Es que vivir solo tiene esas pequeñas ventajas cotidianas que hacen que valga la pena. A saber:
* Comer lo que quiero, preparado a mi manera, con los condimentos que más me gustan, a la hora que quiero, si quiero.
* Gastar el mucho o poco dinero en lo que considero más urgente o importante sin tener que justificarlo de ningún modo más que de aquel que me convenza a mí mismo. Créanme, tengo un talento envidiable para conseguirlo. O tengo el sí fácil. No sé.
* Andar en patas y en medias por toda la casa. Incluso por el patio si es necesario. Sin la menor culpa y sin el más mínimo ejercicio de mi paciencia.
* Salir de mi casa a cualquier hora sin avisar a dónde ni a qué voy; vestido así, como se me da la gana. Ni a qué hora pienso volver. Y una vez fuera, sin preocuparme porque me estén esperando.
* Tomar todas las decisiones sólo por mí y para mí, siendo yo el único responsable de las consecuencias que de ellas resulten, sabiendo que las mismas no afectarán a nadie más.
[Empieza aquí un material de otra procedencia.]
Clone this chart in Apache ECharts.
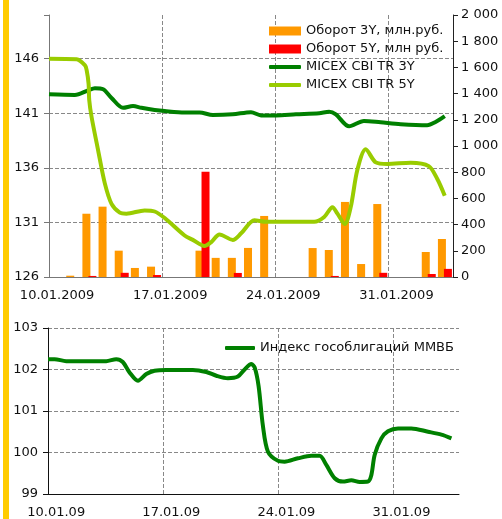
<!DOCTYPE html>
<html>
<head>
<meta charset="utf-8">
<script src="https://cdn.jsdelivr.net/npm/echarts@6/dist/echarts.min.js"></script>
<style>
  html, body { margin: 0; padding: 0; background: #fff; }
  #wrap { position: relative; width: 502px; height: 519px; }
  #chart { position: absolute; left: 0; top: 0; width: 502px; height: 519px; }
  #stripe { position: absolute; left: 3px; top: 0; width: 6px; height: 519px; background: #FFCC00; }
  #err { position: absolute; right: 2px; bottom: 2px; font: 9px monospace; color: #c00; max-width: 300px; }
</style>
</head>
<body>
<div id="wrap">
  <div id="chart"></div>
  <div id="stripe"></div>
  <div id="err"></div>
</div>
<script>
const errBox = document.getElementById("err");
window.addEventListener("error", (e) => { errBox.textContent += " " + e.message; });

// trading calendar slots, 10.01 .. 03.02
const days = [
  "10.01", "11.01", "12.01", "13.01", "14.01", "15.01", "16.01", "17.01", "18.01",
  "19.01", "20.01", "21.01", "22.01", "23.01", "24.01", "25.01", "26.01", "27.01",
  "28.01", "29.01", "30.01", "31.01", "01.02", "02.02", "03.02",
];

// turnover, mln rub (right axis)
const turnover3y = [0, 10, 483, 537, 201, 69, 79, 0, 0, 201, 146, 146, 222, 466, 0, 0, 221, 206, 573, 99, 557, 0, 0, 191, 290];
const turnover5y = [0, 0, 8, 0, 32, 0, 15, 0, 0, 804, 0, 31, 0, 0, 0, 0, 0, 8, 0, 0, 32, 0, 0, 23, 62];

// [day offset from 10.01, index value]
const cbi3y = [
  [0, 142.73], [1.6, 142.67], [2.42, 143.1], [2.84, 143.3], [3.35, 143.2], [3.87, 142.4],
  [4.58, 141.5], [5.2, 141.66], [5.72, 141.5], [6.54, 141.3], [7.16, 141.2], [8.39, 141.08],
  [9.32, 141.08], [10.14, 140.83], [11.37, 140.9], [12.5, 141.1], [13.12, 140.8], [14.05, 140.8],
  [15.28, 140.9], [16.72, 141.0], [17.33, 141.14], [17.75, 140.9], [18.57, 139.8], [19.49, 140.3],
  [20.52, 140.17], [21.76, 140.0], [23.4, 139.9], [23.92, 140.2], [24.49, 140.74],
];
const cbi5y = [
  [0, 146.0], [1.71, 145.95], [2.22, 145.4], [2.33, 144.96], [2.45, 143.7], [2.49, 142.2],
  [2.63, 140.7], [3.04, 137.6], [3.45, 134.6], [3.87, 132.7], [4.38, 131.9], [4.79, 131.8],
  [5.92, 132.1], [6.54, 132.0], [7.16, 131.4], [8.39, 129.8], [8.9, 129.4], [9.62, 128.84],
  [10.04, 129.2], [10.55, 129.9], [11.37, 129.4], [11.89, 130.0], [12.71, 131.2], [13.43, 131.06],
  [14.25, 131.06], [15.9, 131.06], [16.41, 131.06], [17.03, 131.5], [17.54, 132.4], [17.85, 131.8],
  [18.3, 130.85], [18.67, 132.4], [19.08, 135.8], [19.6, 137.7], [20.22, 136.5], [20.93, 136.35],
  [22.38, 136.47], [23.5, 136.16], [24.02, 135.0], [24.49, 133.45],
];
const govIdx = [
  [0, 102.25], [0.4, 102.25], [1.11, 102.2], [3.54, 102.2], [4.15, 102.25], [4.55, 102.18],
  [4.96, 101.93], [5.47, 101.73], [5.98, 101.89], [6.48, 101.97], [7.19, 101.99], [8.81, 101.99],
  [9.63, 101.94], [10.24, 101.85], [10.94, 101.79], [11.55, 101.83], [11.96, 102.0], [12.37, 102.13],
  [12.57, 102.05], [12.81, 101.6], [13.07, 100.65], [13.38, 100.02], [13.99, 99.8], [14.39, 99.78],
  [15.2, 99.86], [16.02, 99.92], [16.52, 99.92], [16.93, 99.7], [17.44, 99.38], [17.94, 99.3],
  [18.45, 99.33], [18.96, 99.29], [19.46, 99.3], [19.67, 99.46], [19.87, 99.94], [20.28, 100.34],
  [20.68, 100.51], [21.29, 100.58], [22.1, 100.58], [23.12, 100.5], [23.93, 100.43], [24.54, 100.34],
];

const names = {
  t3: "Оборот 3Y, млн.руб.",
  t5: "Оборот 5Y, млн руб.",
  c3: "MICEX CBI TR 3Y",
  c5: "MICEX CBI TR 5Y",
  gov: "Индекс гособлигаций ММВБ",
};

const FONT = "DejaVu Sans";
const TXT = { fontFamily: FONT, fontSize: 13, color: "#111" };
const sl = { show: true, showMinLine: false, showMaxLine: false, lineStyle: { color: "#888", type: "dashed" } };

function spaced(v) {
  return String(v).replace(/\B(?=(\d{3})+(?!\d))/g, " ");
}

function dateAxis(gridIndex, suffix, lineColor) {
  return {
    type: "category",
    gridIndex,
    data: days,
    axisLine: { lineStyle: { color: lineColor } },
    axisTick: { lineStyle: { color: lineColor } },
    axisLabel: Object.assign({ interval: 6, margin: 12, formatter: (v) => v + suffix }, TXT),
    splitLine: { show: false },
  };
}

// day scale for the lines; only its weekly grid lines are visible
function dayAxis(gridIndex) {
  return {
    type: "value", gridIndex, min: 0, max: days.length, interval: 7,
    axisLine: { show: false },
    axisTick: { show: false },
    axisLabel: { show: false },
    splitLine: sl,
  };
}

try {
  const chart = echarts.init(document.getElementById("chart"));
  chart.setOption({
    animation: false,
    grid: [
      { left: 49, right: 49, top: 15, height: 262 },
      { left: 48, right: 43, top: 328, height: 168 },
    ],
    xAxis: [dateAxis(0, ".2009", "#777"), dayAxis(0), dateAxis(1, ".09", "#111"), dayAxis(1)],
    yAxis: [
      {
        type: "value", gridIndex: 0, min: 126, max: 150, interval: 5,
        axisLine: { show: true, lineStyle: { color: "#777" } },
        axisTick: { show: true, lineStyle: { color: "#777" } },
        axisLabel: Object.assign({ margin: 10, formatter: (v) => (v >= 150 ? "" : String(v)) }, TXT),
        splitLine: sl,
      },
      {
        type: "value", gridIndex: 0, position: "right", min: 0, max: 2000, interval: 200,
        axisLine: { show: true, lineStyle: { color: "#222" } },
        axisTick: { show: true, lineStyle: { color: "#222" } },
        axisLabel: Object.assign({ margin: 8, formatter: spaced }, TXT),
        splitLine: { show: false },
      },
      {
        type: "value", gridIndex: 1, min: 99, max: 103, interval: 1,
        axisLine: { show: true, lineStyle: { color: "#111" } },
        axisTick: { show: true, lineStyle: { color: "#111" } },
        axisLabel: Object.assign({ margin: 10 }, TXT),
        splitLine: { show: true, showMinLine: false, lineStyle: { color: "#888", type: "dashed" } },
      },
    ],
    legend: [
      {
        orient: "vertical", left: 264, top: 19, itemGap: 4, itemWidth: 32, itemHeight: 9,
        textStyle: Object.assign({ lineHeight: 14 }, TXT),
        data: [{ name: names.t3, icon: "rect" }, { name: names.t5, icon: "rect" }],
      },
      {
        orient: "vertical", left: 264, top: 55, itemGap: 4, itemWidth: 32, itemHeight: 4,
        textStyle: Object.assign({ lineHeight: 14 }, TXT),
        data: [{ name: names.c3, icon: "roundRect" }, { name: names.c5, icon: "roundRect" }],
      },
      {
        orient: "vertical", left: 220, top: 336, itemWidth: 30, itemHeight: 4,
        textStyle: Object.assign({ lineHeight: 14 }, TXT),
        data: [{ name: names.gov, icon: "roundRect" }],
      },
    ],
    series: [
      {
        name: names.t3, type: "bar", xAxisIndex: 0, yAxisIndex: 1,
        data: turnover3y, barWidth: 8, barGap: "-25%", itemStyle: { color: "#FF9900" },
      },
      {
        name: names.t5, type: "bar", xAxisIndex: 0, yAxisIndex: 1,
        data: turnover5y, barWidth: 8, barGap: "-25%", itemStyle: { color: "#FF0000" },
      },
      {
        name: names.c3, type: "line", xAxisIndex: 1, yAxisIndex: 0,
        data: cbi3y, smooth: 0.3, symbol: "none",
        lineStyle: { color: "#008000", width: 4 }, itemStyle: { color: "#008000" },
      },
      {
        name: names.c5, type: "line", xAxisIndex: 1, yAxisIndex: 0,
        data: cbi5y, smooth: 0.3, symbol: "none",
        lineStyle: { color: "#99CC00", width: 4 }, itemStyle: { color: "#99CC00" },
      },
      {
        name: names.gov, type: "line", xAxisIndex: 3, yAxisIndex: 2,
        data: govIdx, smooth: 0.3, symbol: "none",
        lineStyle: { color: "#008000", width: 4 }, itemStyle: { color: "#008000" },
      },
    ],
  });
} catch (e) {
  errBox.textContent += " " + e.message;
}
</script>
</body>
</html>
* Ordenar la casa (o no) como a mí me gusta o según tenga ganas.
La lista podría seguir.
Elegir vivir así (sí, hoy elijo hacerlo, hace algunos años, al separarme, no tuve opción) te deja definitivamente solo.
Y créanme, vivir en soledad no tiene nada de malo. Lo disfruto bastante. Sólo que a veces (sólo a veces) me pregunto…
¿Cómo canalizar la capacidad de amar?